I'm pleased that a decision was taken to publish the Italian leaflet online as it shows to workers in the UK that the role of trade unions are the same in Italy as it is in the UK one of partnership with the bosses as well as the capitalist state. The attempt to break up national agreements in Italy by employers will and is designed to break the sense of solidarity between workers. After all if employers and the capitalist state can encourage a sense of localism and regionalism then it inn their eyes makes it more difficult for workers to mount a serious challenge to their class rule. Yep this is what the unions do as long as they can keep their negotiating rights annd in some cases the stronger unions will encourage such a situation if they belleive that they can maintain a strong market position vis a vis other unions.

While in Italy the unions are making gestures in the UK the GMB has gone a step further and the leadership actually favours privatisaation. So Italian workers prepare for such a move in Italy or the alternative can be as the leaflet says build independennt organisations that can pursue the class struggle. That is the lesson for all workers Italian, British and globally.

Are we so alienated now that we always have to wait for someone else - the unions-to tell us what to do, and when to do it? And what hope is there for the revolution if we can't even organize a meeting and decide for a strike, without union help and permission? We're like kids in school waiting for teacher to give us the go-ahead. We're so browbeaten that we prefer symbolic actions that disturb nothing and nobody. Are we scared to interrupt the calm of the status quo, with it's creeping job losses and deteriorating wages? Or do we still think that we've got so much to loose that it's better just to keep quiet. If the union officials tell us that we can't do anything - well, at the moment they're right, aren't they? We could do something if we wanted to though. We can talk to each other, leave our isolationism behind, and start to fight. No wonder the bosses always look so happy and smiling, and Obama, Cameron (getting fatter!) Berlusconi and Sarkozy always smirking, they treat us like zombies and get away with it. Let's show them our muscle! Unite and fight!

Excellent sentiments Kinglear. It seems that in Italy and Spain there are signs of a younger generation willing to take action against the capitalist system even if they are in a minority. But thats how revolutionary situations develop with the minority starting to find their voice and then the next step is to find an organisational form for their voice.
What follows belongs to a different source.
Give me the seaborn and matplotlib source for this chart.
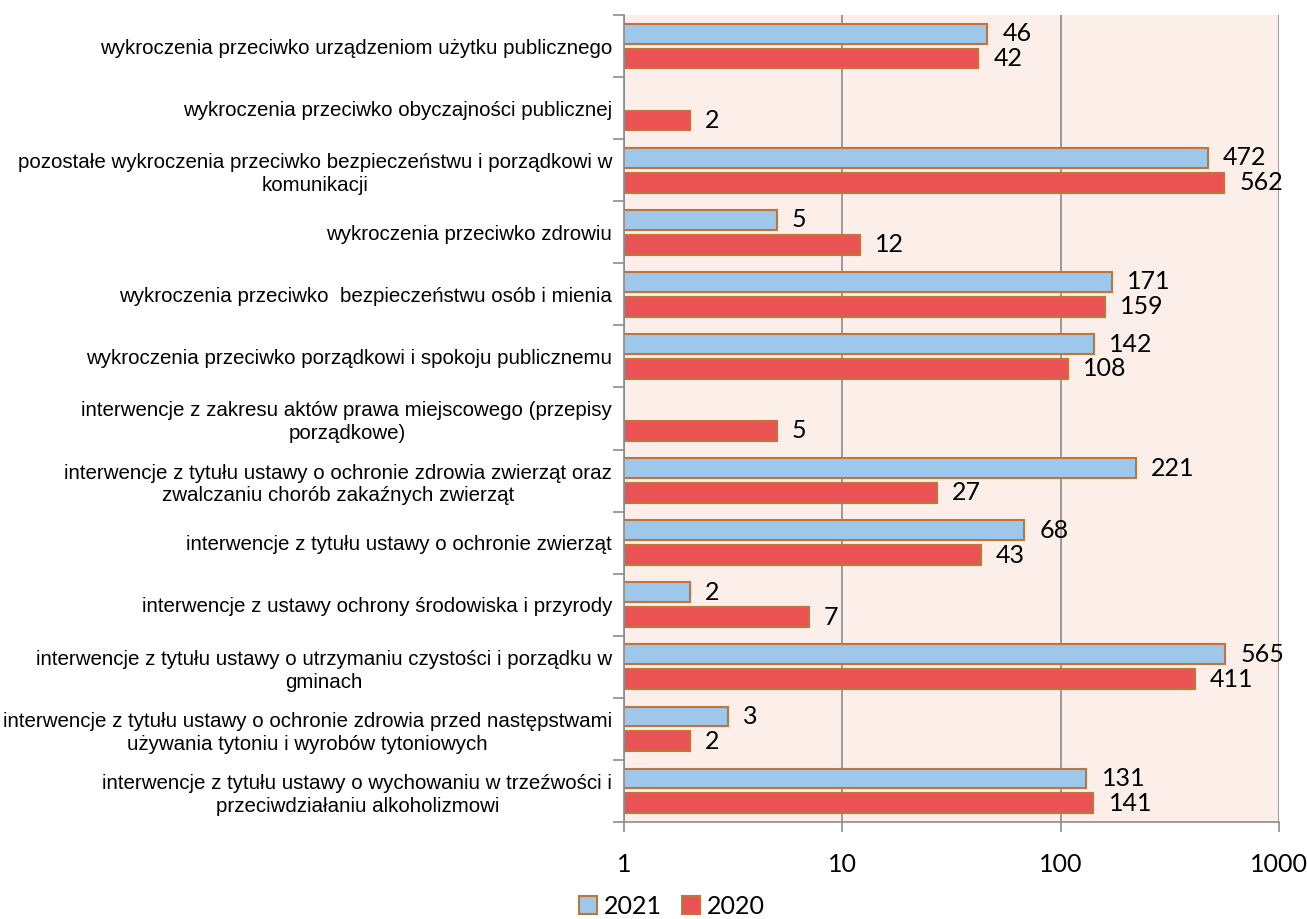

Thats where small minorities of militants can begin to make a difference. Of course lets not get to carried away these minorities are just that and the majority for a whole series of reasons are still lagging behind whats necessary. Yes they possibly feel and think in the way that Kinglear describes but I also think they feel more than this and that they are becoming aware of what is needed.

It may take a while for this process to develop but when it does then what we are seeing however spoaradically the students in the UK the youth in Spain and Italy will take of when that does all the work that the minorities have done in the working class will pay of. It's this is what is needed today building up small networks of militants and not beleiving that we are bigger than we are and more powerful. The problem with a lot of leftist groups is that they remind me of Lenins example of the horsefly who thought it was driving the coach when in fact it was the driver.